Le travail de nuit n'est pas " un temps mort ", une parenthèse, dans l'accompagnement des résidents. Il contribue à la continuité de service et à la qualité de vie en veillant au bien-être et à la sécurité des résidents et du personnel. Une réflexion encore balbutiante voir inexistante pour nombre d'établissements.
La nuit en EHPAD, le temps oublié
" Les nuits en EHPAD sont peuplées de ceux qui ne dorment pas, de ceux qui dorment de façon séquentielle, de ceux qui ont peur, de ceux qui s'angoissent, de ceux qui viennent voir ce qui se passe en dehors de leur chambre, de ceux qui pensent que c'est le temps de la journée, de ce qui souffrent dans leur lit, de ceux qui ont besoin d'aide parce qu'ils sont souillés, de ceux qui tombent, de ceux qui crient, de ceux qui ont faim, de ceux qui veillent, travaillent, soignent... La nuit est un extrait de ce qui se joue le jour. La nuit est un concentré de ce qui est éprouvant. La nuit, la vie continue, moins diluée, moins accompagnée, enveloppée de nuit et de solitude. " Comme le souligne Mireille Trouilloud, psychologue clinicienne au Centre de Prévention des Alpes, la nuit est partie prenante du rythme de vie des résidents. Un moment de la vie à prendre en considération car il est, chez les personnes âgées dépendantes comme chez les enfants, un temps de résurgence des fragilités, des angoisses (peur de l'obscurité, du silence, de la solitude, de l'abandon, de la mort). Et pourtant, ce temps de vie est encore trop souvent oublié, peu valorisé dans le projet de vie personnalisé des résidents et dans le projet d'établissement. " Historiquement, le rôle des veilleurs de nuit se cantonnait au " gardiennage " des résidents. Il n'est pas sûr qu'avec le temps, et en dépit des évolutions notoires dans les pratiques des établissements d'accueil pour personnes âgées, la représentation de ce rôle ait tellement évolué. Il n'est pas neutre que le terme " veilleur de nuit " persiste, alors que le jour, on parle des soignants ", analyse Mireille Trouilloud.
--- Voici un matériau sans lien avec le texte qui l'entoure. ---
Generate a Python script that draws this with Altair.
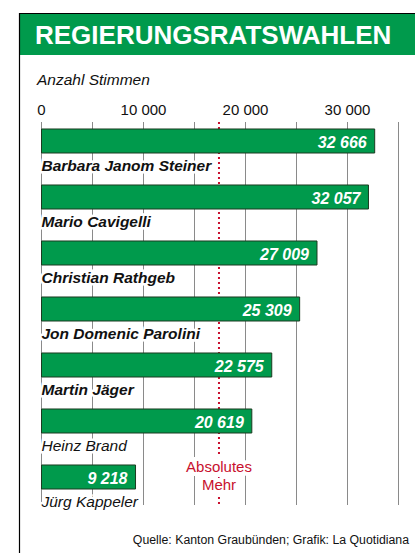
import altair as alt
import pandas as pd

# ---- data ----
names = ["Barbara Janom Steiner", "Mario Cavigelli", "Christian Rathgeb",
         "Jon Domenic Parolini", "Martin Jäger", "Heinz Brand", "Jürg Kappeler"]
votes = [32666, 32057, 27009, 25309, 22575, 20619, 9218]
elected = [True, True, True, True, True, False, False]
vote_labels = ["32 666", "32 057", "27 009", "25 309", "22 575", "20 619", "9 218"]
tick_values = [0, 10000, 20000, 30000]
tick_labels = ["0", "10 000", "20 000", "30 000"]
grid_values = [0, 5000, 10000, 15000, 20000, 25000, 30000, 35000]
absolute_majority = 17400

title = "REGIERUNGSRATSWAHLEN"
subtitle = "Anzahl Stimmen"
source = "Quelle: Kanton Graubünden; Grafik: La Quotidiana"

GREEN = "#009A4C"
RED = "#C8102E"
FONT = "Liberation Sans"
W, H = 415, 553

df = pd.DataFrame({"name": names, "votes": votes, "elected": elected, "label": vote_labels})
ticks = pd.DataFrame({"v": tick_values, "t": tick_labels})
grid = pd.DataFrame({"v": grid_values})
maj = pd.DataFrame({"v": [absolute_majority], "t": [["Absolutes", "Mehr"]]})
one = alt.Data(values=[{}])

xscale = alt.Scale(domain=[0, 35000], range=[41.5, 398.5], nice=False, zero=True)
yscale = alt.Scale(domain=names, range=[113, 505], paddingInner=0.5714, paddingOuter=0.2857)
X = lambda f: alt.X(f, type="quantitative", scale=xscale, axis=None)
Y = alt.Y("name:N", scale=yscale, axis=None, sort=names)

header = alt.Chart(one).mark_rect(color=GREEN).encode(
    x=alt.value(20), x2=alt.value(W), y=alt.value(14), y2=alt.value(55))
border_v = alt.Chart(one).mark_rule(color="black", strokeWidth=1.2).encode(
    x=alt.value(19.5), y=alt.value(13), y2=alt.value(H))
border_h = alt.Chart(one).mark_rule(color="black", strokeWidth=1.2).encode(
    x=alt.value(19), x2=alt.value(W), y=alt.value(13.5))
title_t = alt.Chart(one).mark_text(text=title, font=FONT, fontSize=26, fontWeight="bold",
                                   color="white", align="left", baseline="alphabetic").encode(
    x=alt.value(35), y=alt.value(43.5))
sub_t = alt.Chart(one).mark_text(text=subtitle, font=FONT, fontSize=15.5, fontStyle="italic",
                                 color="#111", align="left", baseline="alphabetic").encode(
    x=alt.value(37), y=alt.value(85))
tick_t = alt.Chart(ticks).mark_text(font=FONT, fontSize=15, color="#111",
                                    align="center", baseline="alphabetic").encode(
    x=X("v"), y=alt.value(115), text="t:N")
grid_r = alt.Chart(grid).mark_rule(color="#8a8a8a", strokeWidth=1).encode(
    x=X("v"), y=alt.value(122), y2=alt.value(505))
maj_r = alt.Chart(maj).mark_rule(color=RED, strokeWidth=2, strokeDash=[2, 3]).encode(
    x=X("v"), y=alt.value(122), y2=alt.value(507))
maj_halo = alt.Chart(maj).mark_text(font=FONT, fontSize=15, color="white", stroke="white",
                                    strokeWidth=8, align="center", baseline="alphabetic",
                                    lineHeight=18).encode(
    x=X("v"), y=alt.value(472), text="t")
maj_t = alt.Chart(maj).mark_text(font=FONT, fontSize=15, color=RED, align="center",
                                 baseline="alphabetic", lineHeight=18).encode(
    x=X("v"), y=alt.value(472), text="t")

def name_layer(is_elected, halo):
    kw = dict(font=FONT, fontSize=15.5, fontStyle="italic",
              fontWeight="bold" if is_elected else "normal",
              align="left", baseline="alphabetic", dy=29.5)
    if halo:
        kw.update(color="white", stroke="white", strokeWidth=5)
    else:
        kw.update(color="#111")
    return alt.Chart(df).transform_filter(
        alt.datum.elected if is_elected else ~alt.datum.elected
    ).mark_text(**kw).encode(x=alt.X(datum=0, scale=xscale, axis=None), y=Y, text="name:N")

bars = alt.Chart(df).mark_bar(color=GREEN, stroke="#1b3b20", strokeWidth=1).encode(
    x=X("votes"), y=Y)
val_t = alt.Chart(df).mark_text(font=FONT, fontSize=16, fontStyle="italic", fontWeight="bold",
                                color="white", align="right", baseline="alphabetic",
                                dx=-8, dy=7).encode(x=X("votes"), y=Y, text="label:N")
src_t = alt.Chart(one).mark_text(text=source, font=FONT, fontSize=12.3, color="#111",
                                 align="right", baseline="alphabetic").encode(
    x=alt.value(409), y=alt.value(544))

chart = alt.layer(
    header, border_v, border_h, title_t, sub_t, tick_t,
    grid_r, maj_r,
    name_layer(True, True), name_layer(False, True), maj_halo,
    bars, val_t,
    name_layer(True, False), name_layer(False, False), maj_t,
    src_t,
).properties(
    width=W, height=H, background="white",
    autosize=alt.AutoSizeParams(type="none"), padding=0,
).configure_view(stroke=None)

chart.save("out.html", embed_options={"renderer": "svg", "actions": False})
Penser le travail soignant nocturne
Les directeurs d'EHPAD doivent également avoir conscience des difficultés occasionnées par la charge psychique, la pénibilité de certaines situations (troubles du sommeil, insomnies, agitation, agressivité, déambulation, risques de chutes nocturnes, gestion de la douleur, de l'incontinence, de la sexualité, des urgences médicales, ou de la fin de vie...) et l'isolement professionnel des équipes de nuit. " Pour les professionnels intervenant en établissement, il peut être aussi très angoissant de se retrouver dans un couloir sombre face à un résident déambulant qu'on ne connaît pas forcément bien. L'intervenant de nuit a une relation encore plus rapprochée avec la personne âgée, parce que les mêmes soins dispensés le jour ou la nuit n'ont pas la même signification, ne sont pas vécus de la même façon. La nuit, les professionnels touchent encore de plus près à l'intimité de la personne, et doivent donc être doublement vigilants sur tous les soins prodigués ", rappelle Mireille Trouilloud. L'accompagnement de nuit ne se résume donc pas à la surveillance des résidents après les avoir couchés. Les EHPAD doivent penser le travail soignant nocturne et l'articuler avec les soins et l'activité sociale diurnes. Ce qui implique le développement de compétences spécifiques et de savoir-être afin de répondre aux besoins des résidents et faire face aux situations d'urgence. Une réflexion indispensable à amorcer dans les EHPAD.